Lutfi has an interesting point to make when she says that a lot depends on what the state adopts as its official ideology. “It depends who is in power and how they define Islam.” Over the years, the Sufi groups in Egypt have been largely apolitical, with their spheres of influence confined to the spiritual, social and cultural. At times, their huge social reach and popularity has also been a cause for concern, resulting in restrictions being imposed on the celebration of the moulids.  

Explaining this flip-flop move of the state, Lutfi says, “In all periods of history, this is one of the reasons for the modern state being threatened by any cultural movement. Their main popular celebrations take place in the public space; thousands of people attend, there is always going to be a threat to maintaining order in public spaces. As a historian, I have always seen, especially in moments of weakness as to how the state will not want to give the access of public spaces to thousands of people, [they are] always worried that it may turn into something else.”

Sufism Under Attack

Increasingly, Sufism is being targeted as not being a legitimate Islamic practice. In the aftermath of the 25 January revolution, a number of shrines belonging to the Sufis have been vandalized by the Salafis, demonstrating the intolerance of extremist Salafism.

“Today’s Salafis are really the theological descendants of Muhammad Ibn Abd El Wahab, and much that is taught in schools reflects the emphasis of the modernists, so Sufis are still targeted from both sides. As the Salafis grow more important and vocal, so does the targeting of Sufis. And that makes the future uncertain for them,” says Sedgwick.

However, Hoffman feels that these attacks cannot destroy Sufism, as it is the heart of popular Islam in Egypt. She is encouraged by the fact that the attacks on the Sufi shrines have provoked vociferous responses from Ahmed El Tayeb (Imam of El Azhar) and Dr. Ali Gomaa (the Grand Mufti), both of whom are Sufis, according to Hoffman. “It is noteworthy that some Sufis armed themselves and vowed to personally protect the shrines.”

Sufism: A Viable Political Force?

The Sufis, in response to these attacks, are taking tentative steps towards organizing themselves politically. For people who have always been accused of being politically apathetic, it must not be something that comes naturally to them. Do they really have it in them to become a political bloc to reckon with?

 “I don’t know how they will begin to change now, because it seems that every hidden group is coming out and trying to participate in politics,” Lutfi tells Community Times.  The ‘hidden groups’ that she is referring to are parties like the Salafis, who were persecuted under the Mubarak regime, and the Muslim Brotherhood, whose political activities were greatly curtailed. She further feels that, at the moment, the move by some of the Sufi leadership to align themselves, with the more liberal, open-minded political leadership is very logical, “Because they [Sufis] are very open; their Islam is more universal in the sense it opens itself to people who are more spiritually inclined.”

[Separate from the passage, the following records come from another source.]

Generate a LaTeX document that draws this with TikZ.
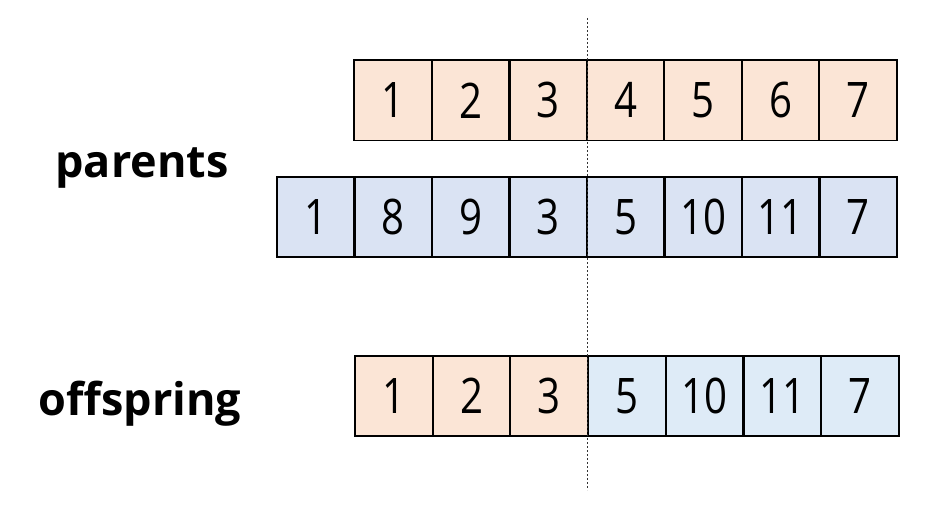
\documentclass[tikz,border=0pt]{standalone}
\usepackage{fontspec}
\setmainfont{Open Sans}
\newfontfamily\digitfont[FakeStretch=0.82]{Open Sans}
\definecolor{peach}{HTML}{FBE5D6}
\definecolor{blueA}{HTML}{DAE3F3}
\definecolor{blueB}{HTML}{DEEBF7}
\begin{document}
\begin{tikzpicture}[x=1pt,y=1pt,
  cell/.style={minimum width=77.5pt,minimum height=80pt,inner sep=0pt,font=\digitfont\fontsize{49}{52}\selectfont},
  pc/.style={cell,fill=peach},
  bc/.style={cell,fill=blueA},
  oc/.style={cell,fill=blueB},
  border/.style={draw=black,line width=1.9pt},
  lbl/.style={font=\fontsize{45}{48}\selectfont\bfseries,anchor=base}]
\useasboundingbox (0,0) rectangle (952,512);
% top parent
\foreach \v [count=\i] in {1,2,3,4,5,6,7}
  \node[pc] (t\i) at ({354.5+77.45*(\i-0.5)},411.7) {\v};
% second parent
\foreach \v [count=\i] in {1,8,9,3,5,10,11,7}
  \node[bc] (m\i) at ({277+77.5*(\i-0.5)},295.2) {\v};
% offspring
\foreach \v [count=\i] in {1,2,3}
  \node[pc] (o\i) at ({355+77.7*(\i-0.5)},116) {\v};
\foreach \v [count=\j from 4] in {5,10,11,7}
  \node[oc] (o\j) at ({355+77.7*(\j-0.5)},116) {\v};
% borders
\foreach \i in {1,...,7} \draw[border] (t\i.south west) rectangle (t\i.north east);
\foreach \i in {1,...,8} \draw[border] (m\i.south west) rectangle (m\i.north east);
\foreach \i in {1,...,7} \draw[border] (o\i.south west) rectangle (o\i.north east);
% labels
\node[lbl] (par) at (142,334) {parents};
\node[lbl] (off) at (140,97) {offspring};
% cut line
\coordinate (ctop) at (587.5,494);
\coordinate (cbot) at (587.5,22);
\draw[line width=0.7pt,black!80,dash pattern=on 2pt off 2pt] (ctop) -- (cbot);
\end{tikzpicture}
\end{document}
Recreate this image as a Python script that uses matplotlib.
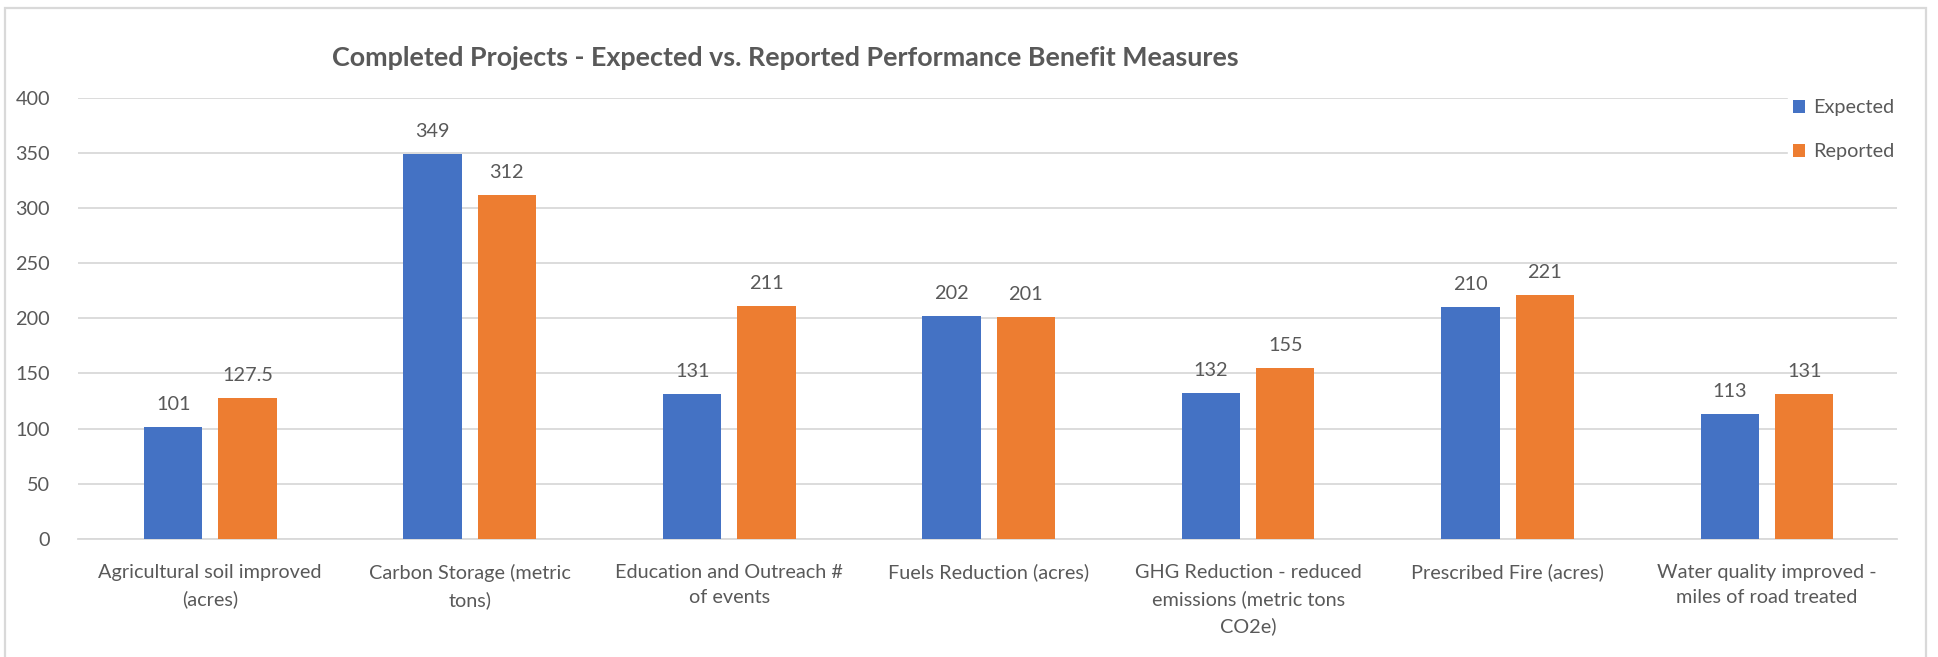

Alkadi points to the fact that the Sufis do have the support of secular and moderate elements including El Azhar. “If the Sufis get the support of liberal and secular parties, they can be a force against the fundamentalist forces. ”

Kathy, however sounds a word of caution regarding the political ambitions of the Sufis. “I am not so sure if we should get involved in politics. We are kind of background people, jumping to the head of the parade is an ego game.”

Summing up the situation, Sedgwick says, “I think what will happen to them depends on what sort of a place post-Mubarak Egypt turns into. If Egypt becomes more pluralistic, there will be space for Salafis and Sufis and everyone else.”